Records with drawing code:
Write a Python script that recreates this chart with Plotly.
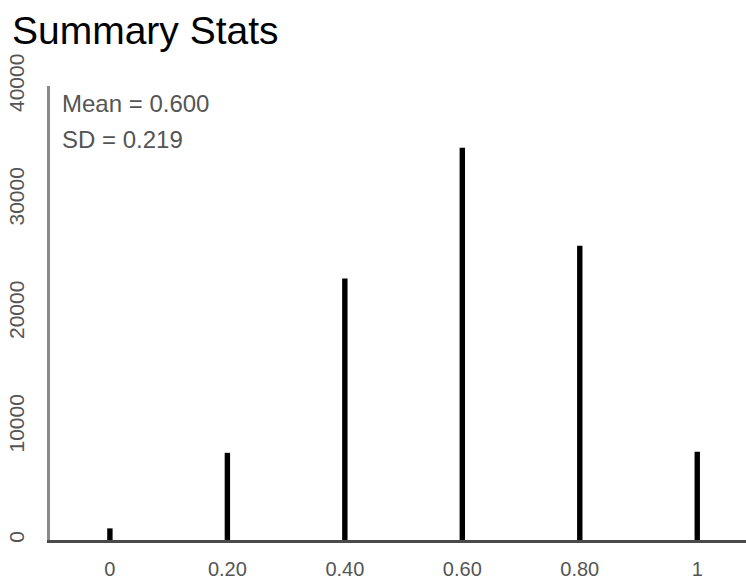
import plotly.graph_objects as go

# Data
x_vals = [0.0, 0.2, 0.4, 0.6, 0.8, 1.0]
counts = [1024, 7680, 23040, 34560, 25920, 7776]
x_tick_vals = [0, 0.2, 0.4, 0.6, 0.8, 1.0]
x_tick_text = ["0", "0.20", "0.40", "0.60", "0.80", "1"]
y_tick_vals = [0, 10000, 20000, 30000, 40000]
y_tick_text = ["0", "10000", "20000", "30000", "40000"]
stats_lines = ["Mean = 0.600", "SD = 0.219"]

W, H = 746, 581
L, R, T, B = 50, 0, 86, 41
pw, ph = W - L - R, H - T - B

def px_x(p):
    return (p - L) / pw

def px_y(p):
    return (H - B - p) / ph

fig = go.Figure()
fig.add_trace(go.Bar(
    x=x_vals, y=counts, width=0.0092,
    marker=dict(color="#000000", line=dict(width=0)),
    hoverinfo="x+y",
))

font = "Liberation Sans, Arial, sans-serif"

fig.update_layout(
    width=W, height=H,
    margin=dict(l=L, r=R, t=T, b=B, pad=0),
    paper_bgcolor="white", plot_bgcolor="white",
    showlegend=False,
    title=dict(text="Summary Stats", xref="container", yref="container",
               x=12 / W, xanchor="left", y=1 - 30 / H, yanchor="middle",
               font=dict(family=font, size=39, color="#000000")),
    xaxis=dict(range=[-0.102, 1.083], tickvals=x_tick_vals, ticktext=x_tick_text,
               showgrid=False, zeroline=False, showline=True, linecolor="#4a4a4a",
               linewidth=3, ticks="", automargin=False, ticklabelstandoff=9,
               tickfont=dict(family=font, size=20, color="#555555")),
    yaxis=dict(range=[0, 40000], tickvals=y_tick_vals, ticktext=y_tick_text,
               tickangle=-90, showgrid=False, zeroline=False, showline=True,
               linecolor="#8a8a8a", linewidth=3, ticks="", automargin=False,
               ticklabelstandoff=15,
               tickfont=dict(family=font, size=21, color="#555555")),
)

for txt, ypix in zip(stats_lines, [104, 139]):
    fig.add_annotation(text=txt, xref="paper", yref="paper",
                       x=px_x(60), y=px_y(ypix), xanchor="left", yanchor="middle",
                       showarrow=False,
                       font=dict(family=font, size=24, color="#555555"))

fig.write_html("out.html",
               config={"displayModeBar": False},
               post_script="document.body.style.margin='0';document.body.style.overflow='hidden';")
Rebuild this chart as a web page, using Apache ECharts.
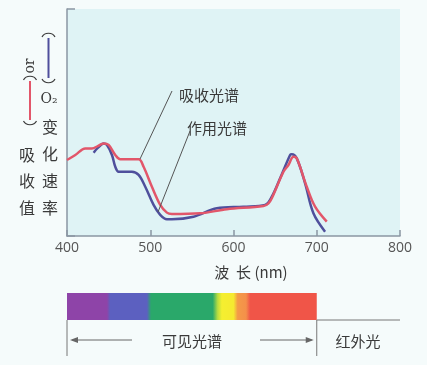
<!DOCTYPE html>
<html><head><meta charset="utf-8">
<script src="https://cdn.jsdelivr.net/npm/echarts@6/dist/echarts.min.js"></script>
<style>html,body{margin:0;padding:0;background:#f5fbfb}#c{width:427px;height:365px}</style>
</head><body><div id="c"></div>
<script>
const wavelengthTicks = [400, 500, 600, 700, 800];
// 吸收光谱 (absorption spectrum)
const absorptionNm  = [400, 410, 422, 430, 437, 444, 450, 458, 464, 486, 492, 502, 512, 520, 526, 560, 592, 636, 642, 646, 660, 666, 672, 676, 688, 698, 712];
const absorptionVal = [33.5, 35.7, 38.6, 38.6, 39.6, 40.8, 40.1, 35.7, 33.8, 33.8, 30.5, 21.7, 13.7, 10.3, 9.7, 10.0, 11.8, 13.2, 14.4, 16.6, 28.3, 31.3, 34.9, 34.2, 21.7, 12.9, 6.3];
// 作用光谱 (action spectrum)
const actionNm  = [432, 437, 444, 448, 454, 458, 462, 478, 486, 494, 504, 512, 520, 526, 552, 580, 612, 638, 646, 656, 668, 670, 676, 686, 696, 710];
const actionVal = [36.7, 38.8, 40.7, 40.1, 35.7, 30.5, 28.3, 28.3, 26.9, 21.7, 13.7, 9.3, 7.4, 7.4, 8.5, 12.2, 12.9, 13.7, 17.3, 25.4, 35.7, 36.0, 34.2, 23.2, 10.0, 1.9];
// visible spectrum colour band
const spectrumNm    = [400, 448, 452, 496, 501, 575, 581, 586, 600, 605, 615, 620, 700];
const spectrumColor = ['#8e44a8', '#8e44a8', '#5c60c0', '#5c60c0', '#2aa86a', '#2aa86a', '#b8dc40', '#f5ef30', '#f5ea30', '#f49a48', '#f4904a', '#f05548', '#f05548'];
const visibleRange = [400, 700];

const zip = (a, b) => a.map((v, i) => [v, b[i]]);
const CJK = '"Noto Sans CJK SC", "Noto Sans", sans-serif';
const TXT = '#3a3a3a';
const AX = '#8a96a3';
const RED = '#e2566a';
const BLUE = '#4f4f9c';

const chart = echarts.init(document.getElementById('c'));
chart.setOption({
  backgroundColor: '#f5fbfb',
  animation: false,
  grid: [
    {left: 67, right: 27, top: 9, bottom: 129, show: true, backgroundColor: '#dff3f5', borderWidth: 0},
    {left: 67, right: 27, top: 293, height: 27, show: false}
  ],
  xAxis: [
    {gridIndex: 0, type: 'value', min: wavelengthTicks[0], max: wavelengthTicks[wavelengthTicks.length - 1], interval: 100,
     axisLine: {show: true, lineStyle: {color: AX, width: 1.5}},
     axisTick: {show: true, inside: true, length: 6, lineStyle: {color: AX, width: 1.5}},
     axisLabel: {color: '#555', fontSize: 14, margin: 5, fontFamily: '"Open Sans", sans-serif'},
     splitLine: {show: false}},
    {gridIndex: 1, type: 'value', min: 400, max: 800, show: false}
  ],
  yAxis: [
    {gridIndex: 0, type: 'value', min: 0, max: 100, interval: 100,
     axisLine: {show: true, lineStyle: {color: AX, width: 1.5}},
     axisTick: {show: true, inside: true, length: 8, lineStyle: {color: AX, width: 1.5}},
     axisLabel: {show: false}, splitLine: {show: false}},
    {gridIndex: 1, type: 'value', min: 0, max: 1, show: false}
  ],
  series: [
    {type: 'line', name: '吸收光谱', data: zip(absorptionNm, absorptionVal), smooth: 0.35, symbol: 'none',
     lineStyle: {color: RED, width: 2.5}, z: 3},
    {type: 'line', name: '作用光谱', data: zip(actionNm, actionVal), smooth: 0.35, symbol: 'none',
     lineStyle: {color: BLUE, width: 2.5}, z: 2},
    {type: 'custom', xAxisIndex: 1, yAxisIndex: 1, data: [visibleRange],
     renderItem: function (params, api) {
       const p0 = api.coord([api.value(0), 1]);
       const p1 = api.coord([api.value(1), 0]);
       const span = visibleRange[1] - visibleRange[0];
       const stops = spectrumNm.map((nm, i) => ({offset: (nm - visibleRange[0]) / span, color: spectrumColor[i]}));
       return {type: 'rect', shape: {x: p0[0], y: p0[1], width: p1[0] - p0[0], height: p1[1] - p0[1]},
               style: {fill: new echarts.graphic.LinearGradient(0, 0, 1, 0, stops)}};
     }}
  ]
});

const xv0 = chart.convertToPixel({xAxisIndex: 1}, visibleRange[0]);
const xv1 = chart.convertToPixel({xAxisIndex: 1}, visibleRange[1]);
const xEnd = chart.convertToPixel({xAxisIndex: 1}, 800);
const barBottom = chart.convertToPixel({yAxisIndex: 1}, 0);

function t(text, x, y, opt) {
  opt = opt || {};
  return {type: 'text', x: x, y: y, rotation: opt.rot || 0, z: 10,
    style: {text: text, fill: opt.color || TXT, font: (opt.size || 15) + 'px ' + (opt.family || CJK),
            align: opt.align || 'center', verticalAlign: 'middle',
            textAlign: opt.align || 'center', textVerticalAlign: 'middle'}};
}
function ln(x1, y1, x2, y2, color, w) {
  return {type: 'line', z: 10, shape: {x1: x1, y1: y1, x2: x2, y2: y2}, style: {stroke: color || '#555', lineWidth: w || 1}};
}
// horizontal "bracket" cap: dir -1 = opening downward (top), +1 = opening upward (bottom)
function cap(cx, y, dir) {
  return {type: 'bezierCurve', z: 10,
    shape: {x1: cx - 6.5, y1: y, cpx1: cx - 5, cpy1: y - dir * 6, cpx2: cx + 5, cpy2: y - dir * 6, x2: cx + 6.5, y2: y, x1_: 0},
    style: {stroke: TXT, lineWidth: 1.2, fill: null}};
}
function capShape(cx, y, dir) {
  return {type: 'bezierCurve', z: 10,
    shape: {x1: cx - 6.5, y1: y, x2: cx + 6.5, y2: y, cpx1: cx - 4, cpy1: y + dir * 5, cpx2: cx + 4, cpy2: y + dir * 5},
    style: {stroke: TXT, lineWidth: 1.2, fill: null}};
}
const arrowY = 340;
chart.setOption({
  graphic: [
    // y-axis label, right column
    capShape(48.5, 37, -1),
    ln(48.5, 38, 48.5, 78, BLUE, 2),
    capShape(48.5, 79, 1),
    t('O₂', 49, 99, {size: 14, family: '"DejaVu Serif", serif'}),
    t('变', 50, 127, {size: 16}),
    t('化', 50, 154, {size: 16}),
    t('速', 50, 181, {size: 16}),
    t('率', 50, 208, {size: 16}),
    // y-axis label, left column
    t('or', 30, 66, {rot: Math.PI / 2, size: 14, family: '"DejaVu Serif", serif'}),
    capShape(30, 80, -1),
    ln(30, 81, 30, 120, RED, 2),
    capShape(30, 121, 1),
    t('吸', 27, 155, {size: 16}),
    t('收', 27, 181, {size: 16}),
    t('值', 27, 208, {size: 16}),
    // curve annotations
    t('吸收光谱', 179, 95, {align: 'left', size: 15}),
    ln(140, 159, 172, 91, '#555', 1),
    t('作用光谱', 187, 128, {align: 'left', size: 15}),
    ln(158, 212, 190, 131, '#555', 1),
    // x-axis name
    t('波  长 (nm)', 251, 272, {size: 15}),
    // spectrum annotations
    ln(xv1, barBottom, xEnd, barBottom, '#777', 1),
    ln(xv0, barBottom, xv0, 356, '#777', 1),
    ln(xv1, barBottom, xv1, 356, '#777', 1),
    ln(xv0 + 5, arrowY, 132, arrowY, '#666', 1),
    {type: 'polygon', z: 10, shape: {points: [[xv0 + 3, arrowY], [xv0 + 11, arrowY - 3], [xv0 + 11, arrowY + 3]]}, style: {fill: '#666'}},
    ln(260, arrowY, xv1 - 5, arrowY, '#666', 1),
    {type: 'polygon', z: 10, shape: {points: [[xv1 - 3, arrowY], [xv1 - 11, arrowY - 3], [xv1 - 11, arrowY + 3]]}, style: {fill: '#666'}},
    t('可见光谱', 192, 341, {size: 15}),
    t('红外光', 358, 341, {size: 15})
  ]
});
</script>
</body></html>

### Do this
From the records above, extract the lines from the one holding "Rebuild this chart" through the one holding "const BLUE = '#4f4f9c';", word for word; omit the pictures.

### Exercise result
Rebuild this chart as a web page, using Apache ECharts.
<!DOCTYPE html>
<html><head><meta charset="utf-8">
<script src="https://cdn.jsdelivr.net/npm/echarts@6/dist/echarts.min.js"></script>
<style>html,body{margin:0;padding:0;background:#f5fbfb}#c{width:427px;height:365px}</style>
</head><body><div id="c"></div>
<script>
const wavelengthTicks = [400, 500, 600, 700, 800];
// 吸收光谱 (absorption spectrum)
const absorptionNm  = [400, 410, 422, 430, 437, 444, 450, 458, 464, 486, 492, 502, 512, 520, 526, 560, 592, 636, 642, 646, 660, 666, 672, 676, 688, 698, 712];
const absorptionVal = [33.5, 35.7, 38.6, 38.6, 39.6, 40.8, 40.1, 35.7, 33.8, 33.8, 30.5, 21.7, 13.7, 10.3, 9.7, 10.0, 11.8, 13.2, 14.4, 16.6, 28.3, 31.3, 34.9, 34.2, 21.7, 12.9, 6.3];
// 作用光谱 (action spectrum)
const actionNm  = [432, 437, 444, 448, 454, 458, 462, 478, 486, 494, 504, 512, 520, 526, 552, 580, 612, 638, 646, 656, 668, 670, 676, 686, 696, 710];
const actionVal = [36.7, 38.8, 40.7, 40.1, 35.7, 30.5, 28.3, 28.3, 26.9, 21.7, 13.7, 9.3, 7.4, 7.4, 8.5, 12.2, 12.9, 13.7, 17.3, 25.4, 35.7, 36.0, 34.2, 23.2, 10.0, 1.9];
// visible spectrum colour band
const spectrumNm    = [400, 448, 452, 496, 501, 575, 581, 586, 600, 605, 615, 620, 700];
const spectrumColor = ['#8e44a8', '#8e44a8', '#5c60c0', '#5c60c0', '#2aa86a', '#2aa86a', '#b8dc40', '#f5ef30', '#f5ea30', '#f49a48', '#f4904a', '#f05548', '#f05548'];
const visibleRange = [400, 700];

const zip = (a, b) => a.map((v, i) => [v, b[i]]);
const CJK = '"Noto Sans CJK SC", "Noto Sans", sans-serif';
const TXT = '#3a3a3a';
const AX = '#8a96a3';
const RED = '#e2566a';
const BLUE = '#4f4f9c';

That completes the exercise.